__Do this__
Copy the full set of lines exactly as given.

__Raw data__
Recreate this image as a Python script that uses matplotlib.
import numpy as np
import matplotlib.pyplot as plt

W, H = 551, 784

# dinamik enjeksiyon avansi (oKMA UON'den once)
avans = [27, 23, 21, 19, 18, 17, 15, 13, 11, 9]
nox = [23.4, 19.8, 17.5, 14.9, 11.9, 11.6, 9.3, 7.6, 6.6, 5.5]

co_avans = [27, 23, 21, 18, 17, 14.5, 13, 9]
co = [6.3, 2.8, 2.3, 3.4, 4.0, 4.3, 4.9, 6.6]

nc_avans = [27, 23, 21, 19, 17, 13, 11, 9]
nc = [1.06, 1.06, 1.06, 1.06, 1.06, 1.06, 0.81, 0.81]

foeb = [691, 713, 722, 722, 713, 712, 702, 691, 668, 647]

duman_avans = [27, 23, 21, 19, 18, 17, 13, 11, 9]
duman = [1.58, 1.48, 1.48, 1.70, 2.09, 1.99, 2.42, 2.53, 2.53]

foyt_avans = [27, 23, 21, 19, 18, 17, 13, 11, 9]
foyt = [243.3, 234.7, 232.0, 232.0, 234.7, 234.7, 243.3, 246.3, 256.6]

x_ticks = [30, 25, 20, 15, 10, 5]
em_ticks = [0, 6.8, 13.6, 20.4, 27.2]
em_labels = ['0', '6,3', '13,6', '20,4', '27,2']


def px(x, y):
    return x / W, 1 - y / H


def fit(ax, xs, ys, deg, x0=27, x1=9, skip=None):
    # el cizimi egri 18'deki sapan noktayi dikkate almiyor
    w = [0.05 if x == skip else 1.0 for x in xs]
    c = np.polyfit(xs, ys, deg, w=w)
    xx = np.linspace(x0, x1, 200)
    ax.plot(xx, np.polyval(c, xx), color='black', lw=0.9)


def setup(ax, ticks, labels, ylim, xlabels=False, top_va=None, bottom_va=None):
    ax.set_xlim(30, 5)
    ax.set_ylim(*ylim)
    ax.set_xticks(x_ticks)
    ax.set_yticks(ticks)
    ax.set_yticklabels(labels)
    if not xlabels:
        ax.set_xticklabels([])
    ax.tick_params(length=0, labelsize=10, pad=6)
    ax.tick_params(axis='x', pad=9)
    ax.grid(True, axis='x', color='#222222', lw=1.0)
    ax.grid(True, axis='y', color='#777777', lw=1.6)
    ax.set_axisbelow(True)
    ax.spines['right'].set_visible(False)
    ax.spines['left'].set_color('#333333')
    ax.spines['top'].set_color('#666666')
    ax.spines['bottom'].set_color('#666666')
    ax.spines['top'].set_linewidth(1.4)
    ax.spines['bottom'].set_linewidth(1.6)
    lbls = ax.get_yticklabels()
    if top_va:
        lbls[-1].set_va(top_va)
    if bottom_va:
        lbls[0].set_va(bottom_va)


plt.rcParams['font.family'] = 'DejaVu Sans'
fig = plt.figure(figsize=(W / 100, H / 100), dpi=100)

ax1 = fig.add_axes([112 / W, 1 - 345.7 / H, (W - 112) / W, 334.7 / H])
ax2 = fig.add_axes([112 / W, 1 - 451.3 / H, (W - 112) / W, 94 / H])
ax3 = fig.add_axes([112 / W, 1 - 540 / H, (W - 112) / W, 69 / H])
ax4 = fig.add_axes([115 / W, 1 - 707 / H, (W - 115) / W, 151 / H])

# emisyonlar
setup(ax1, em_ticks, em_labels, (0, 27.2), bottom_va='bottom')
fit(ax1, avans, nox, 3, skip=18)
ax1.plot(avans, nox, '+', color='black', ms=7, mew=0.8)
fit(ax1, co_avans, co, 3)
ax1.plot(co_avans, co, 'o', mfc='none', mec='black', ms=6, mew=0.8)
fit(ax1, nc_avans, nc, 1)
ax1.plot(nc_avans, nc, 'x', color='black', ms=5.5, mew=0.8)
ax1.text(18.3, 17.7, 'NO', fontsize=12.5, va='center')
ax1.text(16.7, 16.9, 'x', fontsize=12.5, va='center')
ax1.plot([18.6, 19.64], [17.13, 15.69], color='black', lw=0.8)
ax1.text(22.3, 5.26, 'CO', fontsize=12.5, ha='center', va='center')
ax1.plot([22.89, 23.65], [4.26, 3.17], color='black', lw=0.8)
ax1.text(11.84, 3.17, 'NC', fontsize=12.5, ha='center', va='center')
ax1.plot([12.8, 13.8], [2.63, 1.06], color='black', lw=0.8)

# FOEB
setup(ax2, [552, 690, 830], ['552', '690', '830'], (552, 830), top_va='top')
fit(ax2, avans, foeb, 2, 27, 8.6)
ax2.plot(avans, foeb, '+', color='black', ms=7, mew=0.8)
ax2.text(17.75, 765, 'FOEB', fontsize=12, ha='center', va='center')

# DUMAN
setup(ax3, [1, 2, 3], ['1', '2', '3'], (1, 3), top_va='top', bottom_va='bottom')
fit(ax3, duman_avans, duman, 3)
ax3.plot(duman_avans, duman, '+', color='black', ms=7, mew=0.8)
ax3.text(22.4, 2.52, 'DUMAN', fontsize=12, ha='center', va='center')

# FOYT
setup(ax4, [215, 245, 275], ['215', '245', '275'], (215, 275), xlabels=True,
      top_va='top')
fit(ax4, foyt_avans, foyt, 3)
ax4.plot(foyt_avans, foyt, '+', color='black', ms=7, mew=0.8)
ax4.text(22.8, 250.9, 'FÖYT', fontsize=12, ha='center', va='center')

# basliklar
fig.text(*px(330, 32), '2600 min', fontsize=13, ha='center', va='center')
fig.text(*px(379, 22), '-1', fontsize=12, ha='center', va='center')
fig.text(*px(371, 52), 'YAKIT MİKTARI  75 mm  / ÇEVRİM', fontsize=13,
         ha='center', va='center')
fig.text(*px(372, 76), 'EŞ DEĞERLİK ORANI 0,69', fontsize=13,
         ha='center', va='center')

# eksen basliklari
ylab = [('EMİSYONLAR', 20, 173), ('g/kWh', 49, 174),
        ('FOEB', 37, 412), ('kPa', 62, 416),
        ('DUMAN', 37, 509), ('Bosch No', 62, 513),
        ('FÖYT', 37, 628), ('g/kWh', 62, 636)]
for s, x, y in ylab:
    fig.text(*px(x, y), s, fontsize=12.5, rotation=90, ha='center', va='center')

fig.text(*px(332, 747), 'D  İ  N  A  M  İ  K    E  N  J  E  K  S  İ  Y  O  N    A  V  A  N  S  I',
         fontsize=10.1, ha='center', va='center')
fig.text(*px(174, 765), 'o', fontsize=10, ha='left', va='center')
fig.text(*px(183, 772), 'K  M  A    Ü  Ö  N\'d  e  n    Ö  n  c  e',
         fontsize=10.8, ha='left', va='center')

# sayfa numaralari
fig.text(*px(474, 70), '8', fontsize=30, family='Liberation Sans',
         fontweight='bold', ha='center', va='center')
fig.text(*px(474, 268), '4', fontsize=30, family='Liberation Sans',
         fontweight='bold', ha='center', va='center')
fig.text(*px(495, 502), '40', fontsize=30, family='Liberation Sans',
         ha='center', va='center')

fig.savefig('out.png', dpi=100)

__Task solution__
Recreate this image as a Python script that uses matplotlib.
import numpy as np
import matplotlib.pyplot as plt

W, H = 551, 784

# dinamik enjeksiyon avansi (oKMA UON'den once)
avans = [27, 23, 21, 19, 18, 17, 15, 13, 11, 9]
nox = [23.4, 19.8, 17.5, 14.9, 11.9, 11.6, 9.3, 7.6, 6.6, 5.5]

co_avans = [27, 23, 21, 18, 17, 14.5, 13, 9]
co = [6.3, 2.8, 2.3, 3.4, 4.0, 4.3, 4.9, 6.6]

nc_avans = [27, 23, 21, 19, 17, 13, 11, 9]
nc = [1.06, 1.06, 1.06, 1.06, 1.06, 1.06, 0.81, 0.81]

foeb = [691, 713, 722, 722, 713, 712, 702, 691, 668, 647]

duman_avans = [27, 23, 21, 19, 18, 17, 13, 11, 9]
duman = [1.58, 1.48, 1.48, 1.70, 2.09, 1.99, 2.42, 2.53, 2.53]

foyt_avans = [27, 23, 21, 19, 18, 17, 13, 11, 9]
foyt = [243.3, 234.7, 232.0, 232.0, 234.7, 234.7, 243.3, 246.3, 256.6]

x_ticks = [30, 25, 20, 15, 10, 5]
em_ticks = [0, 6.8, 13.6, 20.4, 27.2]
em_labels = ['0', '6,3', '13,6', '20,4', '27,2']


def px(x, y):
    return x / W, 1 - y / H


def fit(ax, xs, ys, deg, x0=27, x1=9, skip=None):
    # el cizimi egri 18'deki sapan noktayi dikkate almiyor
    w = [0.05 if x == skip else 1.0 for x in xs]
    c = np.polyfit(xs, ys, deg, w=w)
    xx = np.linspace(x0, x1, 200)
    ax.plot(xx, np.polyval(c, xx), color='black', lw=0.9)


def setup(ax, ticks, labels, ylim, xlabels=False, top_va=None, bottom_va=None):
    ax.set_xlim(30, 5)
    ax.set_ylim(*ylim)
    ax.set_xticks(x_ticks)
    ax.set_yticks(ticks)
    ax.set_yticklabels(labels)
    if not xlabels:
        ax.set_xticklabels([])
    ax.tick_params(length=0, labelsize=10, pad=6)
    ax.tick_params(axis='x', pad=9)
    ax.grid(True, axis='x', color='#222222', lw=1.0)
    ax.grid(True, axis='y', color='#777777', lw=1.6)
    ax.set_axisbelow(True)
    ax.spines['right'].set_visible(False)
    ax.spines['left'].set_color('#333333')
    ax.spines['top'].set_color('#666666')
    ax.spines['bottom'].set_color('#666666')
    ax.spines['top'].set_linewidth(1.4)
    ax.spines['bottom'].set_linewidth(1.6)
    lbls = ax.get_yticklabels()
    if top_va:
        lbls[-1].set_va(top_va)
    if bottom_va:
        lbls[0].set_va(bottom_va)


plt.rcParams['font.family'] = 'DejaVu Sans'
fig = plt.figure(figsize=(W / 100, H / 100), dpi=100)

ax1 = fig.add_axes([112 / W, 1 - 345.7 / H, (W - 112) / W, 334.7 / H])
ax2 = fig.add_axes([112 / W, 1 - 451.3 / H, (W - 112) / W, 94 / H])
ax3 = fig.add_axes([112 / W, 1 - 540 / H, (W - 112) / W, 69 / H])
ax4 = fig.add_axes([115 / W, 1 - 707 / H, (W - 115) / W, 151 / H])

# emisyonlar
setup(ax1, em_ticks, em_labels, (0, 27.2), bottom_va='bottom')
fit(ax1, avans, nox, 3, skip=18)
ax1.plot(avans, nox, '+', color='black', ms=7, mew=0.8)
fit(ax1, co_avans, co, 3)
ax1.plot(co_avans, co, 'o', mfc='none', mec='black', ms=6, mew=0.8)
fit(ax1, nc_avans, nc, 1)
ax1.plot(nc_avans, nc, 'x', color='black', ms=5.5, mew=0.8)
ax1.text(18.3, 17.7, 'NO', fontsize=12.5, va='center')
ax1.text(16.7, 16.9, 'x', fontsize=12.5, va='center')
ax1.plot([18.6, 19.64], [17.13, 15.69], color='black', lw=0.8)
ax1.text(22.3, 5.26, 'CO', fontsize=12.5, ha='center', va='center')
ax1.plot([22.89, 23.65], [4.26, 3.17], color='black', lw=0.8)
ax1.text(11.84, 3.17, 'NC', fontsize=12.5, ha='center', va='center')
ax1.plot([12.8, 13.8], [2.63, 1.06], color='black', lw=0.8)

# FOEB
setup(ax2, [552, 690, 830], ['552', '690', '830'], (552, 830), top_va='top')
fit(ax2, avans, foeb, 2, 27, 8.6)
ax2.plot(avans, foeb, '+', color='black', ms=7, mew=0.8)
ax2.text(17.75, 765, 'FOEB', fontsize=12, ha='center', va='center')

# DUMAN
setup(ax3, [1, 2, 3], ['1', '2', '3'], (1, 3), top_va='top', bottom_va='bottom')
fit(ax3, duman_avans, duman, 3)
ax3.plot(duman_avans, duman, '+', color='black', ms=7, mew=0.8)
ax3.text(22.4, 2.52, 'DUMAN', fontsize=12, ha='center', va='center')

# FOYT
setup(ax4, [215, 245, 275], ['215', '245', '275'], (215, 275), xlabels=True,
      top_va='top')
fit(ax4, foyt_avans, foyt, 3)
ax4.plot(foyt_avans, foyt, '+', color='black', ms=7, mew=0.8)
ax4.text(22.8, 250.9, 'FÖYT', fontsize=12, ha='center', va='center')

# basliklar
fig.text(*px(330, 32), '2600 min', fontsize=13, ha='center', va='center')
fig.text(*px(379, 22), '-1', fontsize=12, ha='center', va='center')
fig.text(*px(371, 52), 'YAKIT MİKTARI  75 mm  / ÇEVRİM', fontsize=13,
         ha='center', va='center')
fig.text(*px(372, 76), 'EŞ DEĞERLİK ORANI 0,69', fontsize=13,
         ha='center', va='center')

# eksen basliklari
ylab = [('EMİSYONLAR', 20, 173), ('g/kWh', 49, 174),
        ('FOEB', 37, 412), ('kPa', 62, 416),
        ('DUMAN', 37, 509), ('Bosch No', 62, 513),
        ('FÖYT', 37, 628), ('g/kWh', 62, 636)]
for s, x, y in ylab:
    fig.text(*px(x, y), s, fontsize=12.5, rotation=90, ha='center', va='center')

fig.text(*px(332, 747), 'D  İ  N  A  M  İ  K    E  N  J  E  K  S  İ  Y  O  N    A  V  A  N  S  I',
         fontsize=10.1, ha='center', va='center')
fig.text(*px(174, 765), 'o', fontsize=10, ha='left', va='center')
fig.text(*px(183, 772), 'K  M  A    Ü  Ö  N\'d  e  n    Ö  n  c  e',
         fontsize=10.8, ha='left', va='center')

# sayfa numaralari
fig.text(*px(474, 70), '8', fontsize=30, family='Liberation Sans',
         fontweight='bold', ha='center', va='center')
fig.text(*px(474, 268), '4', fontsize=30, family='Liberation Sans',
         fontweight='bold', ha='center', va='center')
fig.text(*px(495, 502), '40', fontsize=30, family='Liberation Sans',
         ha='center', va='center')

fig.savefig('out.png', dpi=100)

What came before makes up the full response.